No es este el ruido de cañones, de cocteles explosivos, ni de ninguna otra vertiente de agresividad anidada por tradición en estos lugares. Por vez primera hemos tenido como única artillería una batería de cocina. Los más profesionales un cencerro y en algunos casos flautas, pitos, quenas, redoblantes y panderetas. Pareciera como si este Estado de ficción anduviese todo envuelto entre unas murallas de opresión, a lo Jericó. Anhelé y sigo anhelando que los decibeles resultantes contribuyan a derribarlas. Se trataba y sigue tratándose, más que de una muestra sonora de apatía, de un carnaval colectivo contra la infamia. Quizá, de esa manera, a fuerza de ruidos, podamos hacer de esta otra tierra y del entorno algo distinto.

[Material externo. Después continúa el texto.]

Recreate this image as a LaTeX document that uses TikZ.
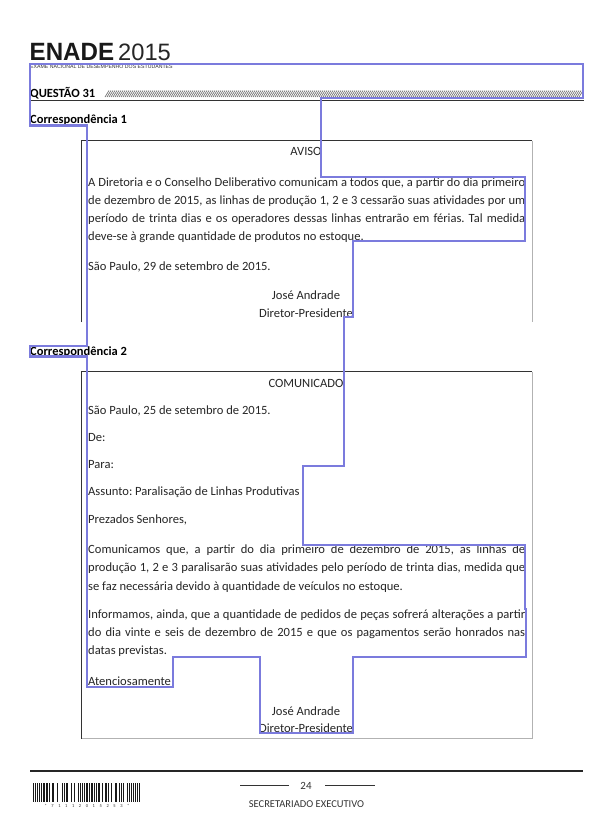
\documentclass[tikz,border=0pt]{standalone}
\usepackage{fontspec}
\setmainfont{Carlito}
\newfontfamily\heros{Liberation Sans}
\definecolor{bluepoly}{HTML}{7B7BDD}
\frenchspacing
\newcommand{\jl}[1]{\makebox[437pt][s]{#1}}
\tikzset{
  txt/.style={anchor=base west,inner sep=0pt,font=\fontsize{12.55pt}{14pt}\selectfont,text=black!85},
  ctr/.style={anchor=base,inner sep=0pt,font=\fontsize{12.55pt}{14pt}\selectfont,text=black!85},
  hd/.style={anchor=base west,inner sep=0pt,font=\fontsize{12.5pt}{14pt}\selectfont\bfseries},
  outline/.style={draw=bluepoly,line width=2.2pt,line join=miter}
}
\begin{document}
\begin{tikzpicture}[x=1pt,y=-1pt]
\useasboundingbox (0,0) rectangle (613,823);
\fill[white] (0,0) rectangle (613,823);
% header
\node[anchor=base west,inner sep=0pt,font=\heros\bfseries\fontsize{25pt}{27pt}\selectfont,text=black!90] (enade) at (29.5,60) {\scalebox{.965}[1]{ENADE}};
\node[anchor=base west,inner sep=0pt,font=\heros\fontsize{23.7pt}{26pt}\selectfont,text=black!85] (year) at (118,60) {2015};
\node[anchor=base west,inner sep=0pt,font=\heros\fontsize{5.2pt}{6pt}\selectfont,text=black!80] (exam) at (30,68) {EXAME NACIONAL DE DESEMPENHO DOS ESTUDANTES};
\node[hd] (q) at (30,97) {QUESTÃO 31};
\foreach \x in {105,107,...,579} \draw[black!60,line width=0.6pt] (\x,97) -- (\x+4,90.5);
\draw[black!80,line width=0.8pt] (30,100.3) -- (584,100.3);
% correspondencia 1
\node[hd] (c1) at (30,123) {Correspondência 1};
\draw[black!80,line width=0.8pt] (81.5,322) -- (81.5,140.5) -- (532,140.5);
\draw[black!30,line width=0.8pt] (532,140.5) -- (532,322);
\node[ctr] (aviso) at (306,155) {AVISO};
\node[txt] (a1) at (88,186) {\jl{A Diretoria e o Conselho Deliberativo comunicam a todos que, a partir do dia primeiro}};
\node[txt] (a2) at (88,204) {\jl{de dezembro de 2015, as linhas de produção 1, 2 e 3 cessarão suas atividades por um}};
\node[txt] (a3) at (88,222) {\jl{período de trinta dias e os operadores dessas linhas entrarão em férias. Tal medida}};
\node[txt] (a4) at (88,240) {deve-se à grande quantidade de produtos no estoque.};
\node[txt] (a5) at (88,270) {São Paulo, 29 de setembro de 2015.};
\node[ctr] (a6) at (306,299) {José Andrade};
\node[ctr] (a7) at (306,317) {Diretor-Presidente};
% correspondencia 2
\node[hd] (c2) at (30,355) {Correspondência 2};
\draw[black!80,line width=0.8pt] (81.5,738.5) -- (81.5,371.5) -- (532,371.5);
\draw[black!30,line width=0.8pt] (532,371.5) -- (532,738.5) -- (81.5,738.5);
\node[ctr] (com) at (306,387) {COMUNICADO};
\node[txt] (b1) at (88,414) {São Paulo, 25 de setembro de 2015.};
\node[txt] (b2) at (88,441) {De:};
\node[txt] (b3) at (88,468) {Para:};
\node[txt] (b4) at (88,495) {Assunto: Paralisação de Linhas Produtivas};
\node[txt] (b5) at (88,523) {Prezados Senhores,};
\node[txt] (b6) at (88,553) {\jl{Comunicamos que, a partir do dia primeiro de dezembro de 2015, as linhas de}};
\node[txt] (b7) at (88,571) {\jl{produção 1, 2 e 3 paralisarão suas atividades pelo período de trinta dias, medida que}};
\node[txt] (b8) at (88,590) {se faz necessária devido à quantidade de veículos no estoque.};
\node[txt] (b9) at (88,618) {\jl{Informamos, ainda, que a quantidade de pedidos de peças sofrerá alterações a partir}};
\node[txt] (b10) at (88,636) {\jl{do dia vinte e seis de dezembro de 2015 e que os pagamentos serão honrados nas}};
\node[txt] (b11) at (88,654) {datas previstas.};
\node[txt] (b12) at (88,685) {Atenciosamente};
\node[ctr] (b13) at (306,715) {José Andrade};
\node[ctr] (b14) at (306,732.5) {Diretor-Presidente};
% footer
\draw[black!85,line width=1.4pt] (30,771) -- (583,771);
\draw[black!80,line width=0.8pt] (240,785) -- (289,785);
\draw[black!80,line width=0.8pt] (325,785) -- (375,785);
\node[anchor=base,inner sep=0pt,font=\fontsize{11pt}{12pt}\selectfont,text=black!80] (pg) at (306,789) {24};
\node[anchor=base,inner sep=0pt,font=\fontsize{10.5pt}{12pt}\selectfont,text=black!80] (sec) at (306.5,807) {SECRETARIADO EXECUTIVO};
\foreach \x/\w in {33/1,35/1,37/1,39/1,41/1,43/2,46/2.4,49/1.4,52/2.4,57/1.4,62/1,64/1,66/2.4,71/1.4,74/1,78/1,80/1,82/1,84/1,86/2,89/1,91/2.4,94/1,96/1,98/2.4,102/1,105/2.4,108/1.4,111/1.4,115/2.4,119/1,121/1,123/1,127/1,129/1,131/1,133/1,135/1,137/1,139/1}
  \fill[black!90] (\x,783) rectangle (\x+\w,802);
\node[anchor=base,inner sep=0pt,font=\fontsize{4.5pt}{5pt}\selectfont,text=black!80] (bc) at (87,807.5) {*\hspace{4.6pt}7\hspace{4.6pt}1\hspace{4.6pt}1\hspace{4.6pt}1\hspace{4.6pt}2\hspace{4.6pt}0\hspace{4.6pt}1\hspace{4.6pt}5\hspace{4.6pt}2\hspace{4.6pt}5\hspace{4.6pt}3\hspace{4.6pt}*};
% highlight outline
\draw[outline] (30,64) -- (583,64) -- (583,98) -- (321,98) -- (321,177) -- (525,177) -- (525,241) -- (353,241) -- (353,317) -- (344,317) -- (344,466) -- (303,466) -- (303,545) -- (525,545) -- (525,609) -- (526,609) -- (526,657) -- (353,657) -- (353,733) -- (260,733) -- (260,657) -- (173,657) -- (173,687) -- (87,687) -- (87,356.5) -- (30,356.5) -- (30,346) -- (87,346) -- (87,125.5) -- (30,125.5) -- cycle;
\end{tikzpicture}
\end{document}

Era preciso hablarle a quien se obstina en no oírnos. Repudiar la ineptitud del presidente en ejercicio. Señalar la táctica gubernamental de desviar el foco hacia el vandalismo aislado y, según parece, promovido por quienes pretenden desacreditar el paro a fuerza de vilezas. Clamar por la muerte de menores en combate. Lamentarnos ante tanta sangre que otrora creímos superada y que hoy vuelve a inundar por hectolitros las noticias. Expresar nuestro franco desacuerdo con aquellas políticas económicas diseñadas al acomodo de los poderosos y en perjuicio del trabajador. Con el descarado desconocimiento de unos pactos de paz avalados en pleno por instituciones del orden nacional y por países amigos. Con la putrefacción que impera con nombres propios en entidades como la Fiscalía, esta última hasta hace poco en manos de uno de los peores y más sucios elementos de cuantos han surgido de este suelo, cínico corifeo con risa de joker y lacayo de un conglomerado archimillonario y corrupto, promotor de mangualas y miserablezas. Quiera el destino que este no sea tan solo un connato transitorio de conciencia y que por una vez sepamos obstinarnos en lo justo. Nosotros, por nuestra parte, no vamos a parar de ‘cacerolear’. ¿Entendido? Hasta el otro cacerolazo. ¡Perdón!: hasta el otro martes.